--- start Collected data ---
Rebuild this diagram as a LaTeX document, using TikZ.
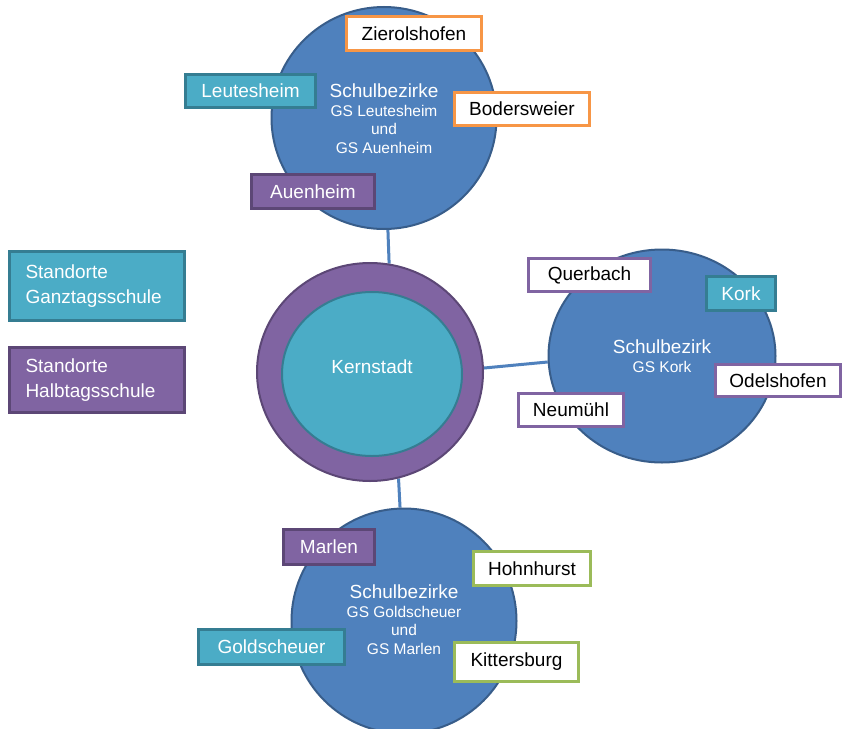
\documentclass[tikz,border=0pt]{standalone}
\usepackage{fontspec}
\setmainfont{Liberation Sans}
\usetikzlibrary{shapes.geometric,backgrounds}
\definecolor{cblue}{HTML}{4F81BD}
\definecolor{cblued}{HTML}{385D8A}
\definecolor{cteal}{HTML}{4BACC6}
\definecolor{cteald}{HTML}{357D92}
\definecolor{cpurple}{HTML}{8064A2}
\definecolor{cpurpled}{HTML}{5C4776}
\definecolor{corange}{HTML}{F79646}
\definecolor{cgreen}{HTML}{9BBB59}
\tikzset{
  district/.style={ellipse, draw=cblued, fill=cblue, line width=2pt, inner sep=0pt},
  conn/.style={draw=cblue, line width=3pt},
  ctext/.style={text=white, align=center, inner sep=0pt, font=\fontsize{15.5}{18.5}\selectfont},
  boxbase/.style={rectangle, line width=3pt, inner sep=0pt, font=\fontsize{19}{25}\selectfont},
  orangebox/.style={boxbase, draw=corange, fill=white, text=black},
  purplewbox/.style={boxbase, draw=cpurple, fill=white, text=black},
  greenbox/.style={boxbase, draw=cgreen, fill=white, text=black},
  tealbox/.style={boxbase, draw=cteald, fill=cteal, text=white},
  purplebox/.style={boxbase, draw=cpurpled, fill=cpurple, text=white},
  legend/.style={minimum width=175pt, text width=143pt, align=left, inner xsep=16pt},
}
\newcommand{\bigline}{\fontsize{19}{18.5}\selectfont}
\begin{document}
\begin{tikzpicture}[x=1pt,y=-1pt]
\useasboundingbox (0,0) rectangle (843,728);

% circles
\node[district, minimum width=225pt, minimum height=222pt] (top) at (384,118) {};
\node[district, minimum width=227pt, minimum height=213pt] (kork) at (662,356) {};
\node[district, minimum width=225pt, minimum height=225pt] (bot) at (404,621) {};
\node[ellipse, draw=cpurpled, fill=cpurple, line width=2pt, minimum width=226pt, minimum height=218pt, inner sep=0pt] (kern) at (370,372) {};
\node[ellipse, draw=cteald, fill=cteal, line width=2pt, minimum width=180pt, minimum height=164pt, inner sep=0pt] (kerni) at (372,374) {};
\node[text=white, font=\fontsize{19}{23}\selectfont] (kerntext) at (372,367) {Kernstadt};

% circle texts
\node[ctext, anchor=north] (toptext) at (384,84) {{\bigline Schulbezirke}\\GS Leutesheim\\und\\GS Auenheim};
\node[ctext, anchor=north] (korktext) at (662,340) {{\bigline Schulbezirk}\\GS Kork};
\node[ctext, anchor=north] (bottext) at (404,585) {{\bigline Schulbezirke}\\GS Goldscheuer\\und\\GS Marlen};

% boxes top
\node[orangebox, minimum width=135pt, minimum height=34pt] (zier) at (414,33.5) {Zierolshofen};
\node[tealbox, minimum width=130pt, minimum height=33pt] (leut) at (250.5,91) {Leutesheim};
\node[orangebox, minimum width=135pt, minimum height=33pt] (boder) at (522,109) {Bodersweier};
\node[purplebox, minimum width=123pt, minimum height=34pt] (auen) at (313,191.5) {Auenheim};

% boxes right
\node[purplewbox, minimum width=122pt, minimum height=33pt] (quer) at (589.5,275) {Querbach};
\node[tealbox, minimum width=69pt, minimum height=34pt] (korkbox) at (741,293.5) {Kork};
\node[purplewbox, minimum width=125pt, minimum height=32pt] (odel) at (778,380.5) {Odelshofen};
\node[purplewbox, minimum width=105pt, minimum height=33pt] (neum) at (571,410) {Neumühl};

% boxes bottom
\node[purplebox, minimum width=91pt, minimum height=35pt] (marlen) at (329,547) {Marlen};
\node[greenbox, minimum width=117pt, minimum height=34pt] (hohn) at (532,568.5) {Hohnhurst};
\node[tealbox, minimum width=146pt, minimum height=35pt] (gold) at (271.5,647) {Goldscheuer};
\node[greenbox, minimum width=124pt, minimum height=39pt] (kitt) at (516.5,661.5) {Kittersburg};

% legend
\node[tealbox, legend, minimum height=69pt] (leg1) at (97,286) {Standorte\\Ganztagsschule};
\node[purplebox, legend, minimum height=65pt] (leg2) at (97,380) {Standorte\\Halbtagsschule};

\begin{scope}[on background layer]
\fill[white] (0,0) rectangle (843,728);
\draw[conn] (top.-88) -- (kern.80);
\draw[conn] (kern.2) -- (kork.183);
\draw[conn] (kern.-75) -- (bot.92);
\end{scope}
\end{tikzpicture}
\end{document}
--- end Collected data ---
[The request]
Restate the data above exactly, stripping out each image.

[Task result]
Rebuild this diagram as a LaTeX document, using TikZ.
\documentclass[tikz,border=0pt]{standalone}
\usepackage{fontspec}
\setmainfont{Liberation Sans}
\usetikzlibrary{shapes.geometric,backgrounds}
\definecolor{cblue}{HTML}{4F81BD}
\definecolor{cblued}{HTML}{385D8A}
\definecolor{cteal}{HTML}{4BACC6}
\definecolor{cteald}{HTML}{357D92}
\definecolor{cpurple}{HTML}{8064A2}
\definecolor{cpurpled}{HTML}{5C4776}
\definecolor{corange}{HTML}{F79646}
\definecolor{cgreen}{HTML}{9BBB59}
\tikzset{
  district/.style={ellipse, draw=cblued, fill=cblue, line width=2pt, inner sep=0pt},
  conn/.style={draw=cblue, line width=3pt},
  ctext/.style={text=white, align=center, inner sep=0pt, font=\fontsize{15.5}{18.5}\selectfont},
  boxbase/.style={rectangle, line width=3pt, inner sep=0pt, font=\fontsize{19}{25}\selectfont},
  orangebox/.style={boxbase, draw=corange, fill=white, text=black},
  purplewbox/.style={boxbase, draw=cpurple, fill=white, text=black},
  greenbox/.style={boxbase, draw=cgreen, fill=white, text=black},
  tealbox/.style={boxbase, draw=cteald, fill=cteal, text=white},
  purplebox/.style={boxbase, draw=cpurpled, fill=cpurple, text=white},
  legend/.style={minimum width=175pt, text width=143pt, align=left, inner xsep=16pt},
}
\newcommand{\bigline}{\fontsize{19}{18.5}\selectfont}
\begin{document}
\begin{tikzpicture}[x=1pt,y=-1pt]
\useasboundingbox (0,0) rectangle (843,728);

% circles
\node[district, minimum width=225pt, minimum height=222pt] (top) at (384,118) {};
\node[district, minimum width=227pt, minimum height=213pt] (kork) at (662,356) {};
\node[district, minimum width=225pt, minimum height=225pt] (bot) at (404,621) {};
\node[ellipse, draw=cpurpled, fill=cpurple, line width=2pt, minimum width=226pt, minimum height=218pt, inner sep=0pt] (kern) at (370,372) {};
\node[ellipse, draw=cteald, fill=cteal, line width=2pt, minimum width=180pt, minimum height=164pt, inner sep=0pt] (kerni) at (372,374) {};
\node[text=white, font=\fontsize{19}{23}\selectfont] (kerntext) at (372,367) {Kernstadt};

% circle texts
\node[ctext, anchor=north] (toptext) at (384,84) {{\bigline Schulbezirke}\\GS Leutesheim\\und\\GS Auenheim};
\node[ctext, anchor=north] (korktext) at (662,340) {{\bigline Schulbezirk}\\GS Kork};
\node[ctext, anchor=north] (bottext) at (404,585) {{\bigline Schulbezirke}\\GS Goldscheuer\\und\\GS Marlen};

% boxes top
\node[orangebox, minimum width=135pt, minimum height=34pt] (zier) at (414,33.5) {Zierolshofen};
\node[tealbox, minimum width=130pt, minimum height=33pt] (leut) at (250.5,91) {Leutesheim};
\node[orangebox, minimum width=135pt, minimum height=33pt] (boder) at (522,109) {Bodersweier};
\node[purplebox, minimum width=123pt, minimum height=34pt] (auen) at (313,191.5) {Auenheim};

% boxes right
\node[purplewbox, minimum width=122pt, minimum height=33pt] (quer) at (589.5,275) {Querbach};
\node[tealbox, minimum width=69pt, minimum height=34pt] (korkbox) at (741,293.5) {Kork};
\node[purplewbox, minimum width=125pt, minimum height=32pt] (odel) at (778,380.5) {Odelshofen};
\node[purplewbox, minimum width=105pt, minimum height=33pt] (neum) at (571,410) {Neumühl};

% boxes bottom
\node[purplebox, minimum width=91pt, minimum height=35pt] (marlen) at (329,547) {Marlen};
\node[greenbox, minimum width=117pt, minimum height=34pt] (hohn) at (532,568.5) {Hohnhurst};
\node[tealbox, minimum width=146pt, minimum height=35pt] (gold) at (271.5,647) {Goldscheuer};
\node[greenbox, minimum width=124pt, minimum height=39pt] (kitt) at (516.5,661.5) {Kittersburg};

% legend
\node[tealbox, legend, minimum height=69pt] (leg1) at (97,286) {Standorte\\Ganztagsschule};
\node[purplebox, legend, minimum height=65pt] (leg2) at (97,380) {Standorte\\Halbtagsschule};

\begin{scope}[on background layer]
\fill[white] (0,0) rectangle (843,728);
\draw[conn] (top.-88) -- (kern.80);
\draw[conn] (kern.2) -- (kork.183);
\draw[conn] (kern.-75) -- (bot.92);
\end{scope}
\end{tikzpicture}
\end{document}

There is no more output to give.